Three’s Company star Suzanne Somers described how the series “plucked her out of obscurity” and changed her life forever.

Somers was 30-years-old when she started playing daffy Chrissy Snow on Three’s Company. Millions of Americans flipped on the television to catch the Thursday night comedy. It featured two beautiful women (Somers, Joyce DeWitt) and a handsome man (John Ritter) living together in a Los Angeles area apartment.

The running gag on the show was that the male character (Jack Tripper) had to pretend to be gay so that the landlord would rent the place to the three of them.

Before Three’s Company, Somers wasn’t scoring many great roles. She played the blonde in the white Thunderbird in American Graffiti, the first George Lucas-directed movie. And she had parts in some big 1970s-era TV shows, including the Rockford Files and the Six Million Dollar Man.

But Chrissy Snow turned her into a star. She played Chrissy on Three’s Company for five seasons. Chrissy was short for Christmas. On the show, she played the naive daughter of a minister. Somers was a secretary on the series and basically conveyed every idea of a blonde stereotype. She was brilliant at physical comedy. It turns out, Somers was the third choice to play Chrissy Snow. It’s difficult now to imagine the show without her.

And in a reunion with co-star Joyce DeWitt in 2012, Somers talked about how she transformed herself from Suzanne Somers into Chrissy.

Somers Said Three’s Company Role Was ‘Most Complete’ She Ever Created

“I totally believed I was her,” Somers said of her Three’s Company role. “I remember when I would morph into that character, the shoulders would come up, the ponytail got me into it, the toes would turn in and the eyes would get big. And all the sudden I would be her. I would think like her. That was the most complete character that I ever created.”

Tom Hill, who was then the creative director at TV Land, told Somers that Three’s Company was such a hit because the cast did physical comedy so well. And, he said, the series steered clear of current events, which would date it in syndication.

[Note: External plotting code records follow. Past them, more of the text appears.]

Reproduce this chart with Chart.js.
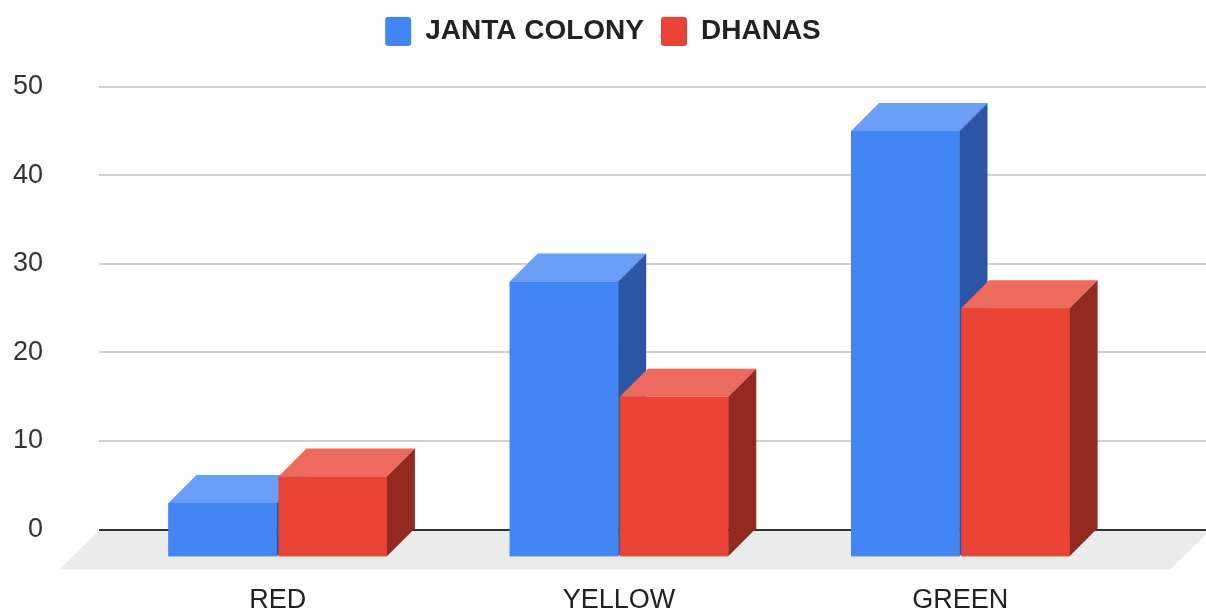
<!DOCTYPE html>
<html>
<head>
<meta charset="utf-8">
<script src="https://cdn.jsdelivr.net/npm/chart.js@4.4.1/dist/chart.umd.min.js"></script>
<style>
  html, body { margin: 0; padding: 0; background: #fff; }
  #grafico { display: block; }
</style>
</head>
<body>
<canvas id="grafico" width="1206" height="612"></canvas>
<script>
// dados do gráfico
const categorias = ['RED', 'YELLOW', 'GREEN'];
const jantaColony = [3, 28, 45];
const dhanas = [6, 15, 25];
const yTicks = [0, 10, 20, 30, 40, 50];

// aparência 3D
const PROF = 28;          // profundidade das barras (px)
const BASE_FRENTE = -3;   // a face da frente desce abaixo do zero
const coresBlue = { frente: '#4285f4', topo: '#6a9ef6', lado: '#2b56a6' };
const coresRed = { frente: '#ea4335', topo: '#ec6a5e', lado: '#942920' };
const faces = [coresBlue, coresRed];

// piso + linhas de grade, desenhados antes das barras
const pisoEGrade = {
    id: 'pisoEGrade',
    beforeDatasetsDraw(chart) {
        const { ctx, chartArea, scales } = chart;
        const y = scales.y;
        const y0 = y.getPixelForValue(0);
        const xEsq = chartArea.left - 8;
        const xDir = chart.width + 4;
        const fundo = chartArea.bottom;
        const d = fundo - y0;

        ctx.save();
        ctx.fillStyle = '#ebebeb';
        ctx.beginPath();
        ctx.moveTo(xEsq, y0 + 1);
        ctx.lineTo(xDir, y0 + 1);
        ctx.lineTo(xDir - d, fundo);
        ctx.lineTo(xEsq - d, fundo);
        ctx.closePath();
        ctx.fill();

        yTicks.forEach(v => {
            const py = Math.round(y.getPixelForValue(v));
            ctx.strokeStyle = v === 0 ? '#333333' : '#d0d0d0';
            ctx.lineWidth = 2;
            ctx.beginPath();
            ctx.moveTo(xEsq, py);
            ctx.lineTo(chart.width, py);
            ctx.stroke();
        });
        ctx.restore();
    }
};

// redesenha cada barra com topo e lateral, na ordem das séries
const barras3D = {
    id: 'barras3D',
    afterDatasetsDraw(chart) {
        const { ctx } = chart;
        ctx.save();
        chart.data.datasets.forEach((ds, i) => {
            const meta = chart.getDatasetMeta(i);
            const cor = faces[i];
            meta.data.forEach(bar => {
                const { x, y, base, width } = bar.getProps(['x', 'y', 'base', 'width'], true);
                const esq = x - width / 2;
                const dir = x + width / 2;

                ctx.fillStyle = cor.frente;
                ctx.fillRect(esq, y, width, base - y);

                ctx.fillStyle = cor.topo;
                ctx.beginPath();
                ctx.moveTo(esq, y);
                ctx.lineTo(esq + PROF, y - PROF);
                ctx.lineTo(dir + PROF, y - PROF);
                ctx.lineTo(dir, y);
                ctx.closePath();
                ctx.fill();

                ctx.fillStyle = cor.lado;
                ctx.beginPath();
                ctx.moveTo(dir, y);
                ctx.lineTo(dir + PROF, y - PROF);
                ctx.lineTo(dir + PROF, base - PROF);
                ctx.lineTo(dir, base);
                ctx.closePath();
                ctx.fill();
            });
        });
        ctx.restore();
    }
};

const fonte = '"Liberation Sans", Arial, sans-serif';

// eixo vazio, só reserva espaço
const eixoVazio = (posicao, largura, peso) => ({
    type: 'linear',
    position: posicao,
    weight: peso,
    display: true,
    grid: { display: false },
    border: { display: false },
    ticks: { display: false, padding: 0 },
    afterFit: axis => { axis.width = largura; }
});

new Chart(document.getElementById('grafico'), {
    type: 'bar',
    data: {
        labels: categorias,
        datasets: [
            {
                label: 'JANTA COLONY',
                data: jantaColony.map(v => [BASE_FRENTE, v]),
                backgroundColor: coresBlue.frente
            },
            {
                label: 'DHANAS',
                data: dhanas.map(v => [BASE_FRENTE, v]),
                backgroundColor: coresRed.frente
            }
        ]
    },
    options: {
        responsive: false,
        animation: false,
        devicePixelRatio: 1,
        categoryPercentage: 0.645,
        barPercentage: 0.985,
        layout: { padding: 0 },
        plugins: {
            tooltip: { enabled: false },
            legend: {
                position: 'top',
                labels: {
                    boxWidth: 26,
                    boxHeight: 29,
                    padding: 17,
                    useBorderRadius: true,
                    borderRadius: 3,
                    color: '#222',
                    font: { family: fonte, size: 28, weight: 'bold' }
                }
            }
        },
        scales: {
            x: {
                grid: { display: false },
                border: { display: false },
                ticks: {
                    color: '#222',
                    padding: 7,
                    font: { family: fonte, size: 27 }
                },
                afterFit: axis => { axis.height = 42.5; }
            },
            y: {
                weight: 2,
                min: -4.5,
                max: 53.46,
                grid: { display: false, drawTicks: false },
                border: { display: false },
                ticks: {
                    color: '#333',
                    padding: 0,
                    font: { family: fonte, size: 27 }
                },
                afterBuildTicks: axis => { axis.ticks = yTicks.map(v => ({ value: v })); },
                afterFit: axis => { axis.width = 43; }
            },
            margemEsquerda: eixoVazio('left', 64, 1),
            margemDireita: eixoVazio('right', 75, 1)
        }
    },
    plugins: [pisoEGrade, barras3D]
});
</script>
</body>
</html>
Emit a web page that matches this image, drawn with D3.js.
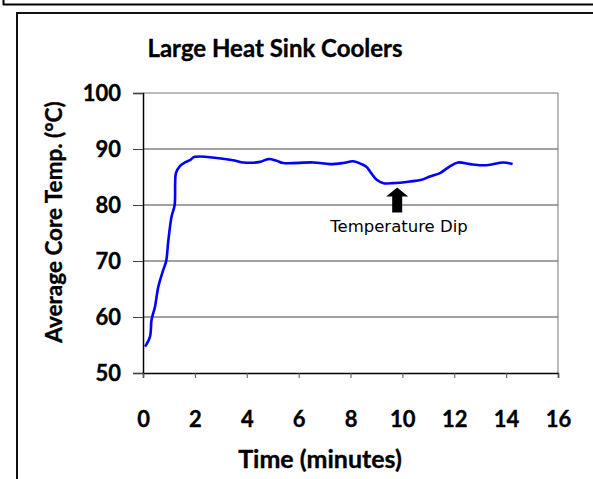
<!DOCTYPE html>
<html>
<head>
<meta charset="utf-8">
<script src="https://cdn.jsdelivr.net/npm/d3@7"></script>
<style>
  body { margin: 0; background: #fff; }
  svg { display: block; }
  .heavy { stroke: #000; stroke-width: 0.35px; }
</style>
</head>
<body>
<svg id="chart" width="593" height="479"></svg>
<script>
// time in minutes vs average core temperature
const times = [0.08, 0.27, 0.33, 0.46, 0.59, 0.78, 0.89, 0.98, 1.1, 1.22, 1.24, 1.27, 1.43, 1.62, 1.81, 2.0,
  3.48, 3.87, 4.51, 4.83, 5.15, 5.41, 6.57, 7.21, 7.72, 8.1, 8.43, 8.62, 8.8, 9.01, 9.27, 9.65,
  10.29, 10.74, 11.06, 11.45, 11.83, 12.15, 12.61, 13.25, 13.89, 14.25];
const temps = [54.7, 56.5, 59.5, 61.8, 65.4, 68.4, 69.9, 73.8, 77.9, 80.0, 83.9, 85.7, 87.0, 87.6, 88.0, 88.6,
  88.0, 87.6, 87.7, 88.2, 87.9, 87.5, 87.6, 87.3, 87.5, 87.8, 87.3, 86.8, 85.7, 84.5, 83.9, 83.9,
  84.2, 84.5, 85.1, 85.7, 86.9, 87.6, 87.3, 87.1, 87.6, 87.3];
const xTicks = [0, 2, 4, 6, 8, 10, 12, 14, 16];
const yTicks = [50, 60, 70, 80, 90, 100];
const annotation = { label: "Temperature Dip", t: 9.8, v: 84 };

const svg = d3.select("#chart");

// page / frame lines
svg.append("line").attr("x1", 3).attr("x2", 593).attr("y1", 4.5).attr("y2", 4.5)
  .attr("stroke", "#000").attr("stroke-width", 2);
svg.append("line").attr("x1", 3.5).attr("x2", 3.5).attr("y1", 0).attr("y2", 5)
  .attr("stroke", "#000").attr("stroke-width", 2);
svg.append("rect").attr("x", 17).attr("y", 13).attr("width", 600).attr("height", 500)
  .attr("fill", "none").attr("stroke", "#111").attr("stroke-width", 2);

const x = d3.scaleLinear().domain([0, 16]).range([143, 558]);
const y = d3.scaleLinear().domain([50, 100]).range([373, 93]);

// grid
svg.append("g")
  .selectAll("line")
  .data(yTicks.slice(1, -1))
  .join("line")
  .attr("x1", x(0)).attr("x2", x(16))
  .attr("y1", d => y(d)).attr("y2", d => y(d))
  .attr("stroke", "#444").attr("stroke-width", 1);

// plot border (top, right)
svg.append("path")
  .attr("d", `M${x(0)},${y(100)}H${x(16)}V${y(50)}`)
  .attr("fill", "none").attr("stroke", "#777").attr("stroke-width", 1);

const fontBold = "Lato, 'Open Sans', sans-serif";

const yAxis = svg.append("g")
  .attr("transform", `translate(${x(0)},0)`)
  .call(d3.axisLeft(y).tickValues(yTicks).tickSize(10).tickPadding(12));
yAxis.select(".domain").attr("stroke", "#000").attr("stroke-width", 1.5);
yAxis.selectAll(".tick line").attr("stroke", "#444");
yAxis.selectAll("text").attr("class", "heavy").attr("font-family", fontBold).attr("font-weight", "bold")
  .attr("font-size", 22).attr("fill", "#000");

const xAxis = svg.append("g")
  .attr("transform", `translate(0,${y(50)})`)
  .call(d3.axisBottom(x).tickValues(xTicks).tickSize(5).tickPadding(33));
xAxis.select(".domain").attr("stroke", "#000").attr("stroke-width", 1.5);
xAxis.selectAll(".tick line").attr("stroke", "#555");
xAxis.selectAll("text").attr("class", "heavy").attr("font-family", fontBold).attr("font-weight", "bold")
  .attr("font-size", 22).attr("fill", "#000");

// line
svg.append("path")
  .datum(times.map((t, i) => [t, temps[i]]))
  .attr("fill", "none")
  .attr("stroke", "#0000ff")
  .attr("stroke-width", 2.6)
  .attr("stroke-linejoin", "round")
  .attr("d", d3.line().x(d => x(d[0])).y(d => y(d[1])).curve(d3.curveCatmullRom));

// arrow
const ax = x(annotation.t);
const ay = y(annotation.v) + 5;
svg.append("path")
  .attr("d", `M${ax},${ay} L${ax + 11},${ay + 9} L${ax + 5},${ay + 9} L${ax + 5},${ay + 25} L${ax - 5},${ay + 25} L${ax - 5},${ay + 9} L${ax - 11},${ay + 9} Z`)
  .attr("fill", "#000");
svg.append("text")
  .attr("x", 399).attr("y", 232)
  .attr("text-anchor", "middle")
  .attr("font-family", "'DejaVu Sans', sans-serif")
  .attr("font-size", 16.5)
  .attr("fill", "#000")
  .text(annotation.label);

// titles
svg.append("text")
  .attr("class", "heavy")
  .attr("x", 275).attr("y", 57)
  .attr("text-anchor", "middle")
  .attr("font-family", fontBold).attr("font-weight", "bold").attr("font-size", 24)
  .text("Large Heat Sink Coolers");

svg.append("text")
  .attr("class", "heavy")
  .attr("x", 320).attr("y", 468)
  .attr("text-anchor", "middle")
  .attr("font-family", fontBold).attr("font-weight", "bold").attr("font-size", 25)
  .text("Time (minutes)");

svg.append("text")
  .attr("class", "heavy")
  .attr("transform", "translate(62,222) rotate(-90)")
  .attr("text-anchor", "middle")
  .attr("font-family", fontBold).attr("font-weight", "bold").attr("font-size", 22.5)
  .text("Average Core Temp. (°C)");
</script>
</body>
</html>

“You guys were pretty much doing jokes about people and relationships and not about Jimmy Carter or disco or whatever was happening,” Hill said of Three’s Company. “It was just about physical comedy, a misunderstanding. You know, the snort. Those kind of things.

Somers agreed, calling it the “simplest of all plots.” Simple proved to be quite popular. Three’s Company started as a mid-season replacement in 1977 and ran until 1984. In six of the seasons, the show ranked among the top eight in the country.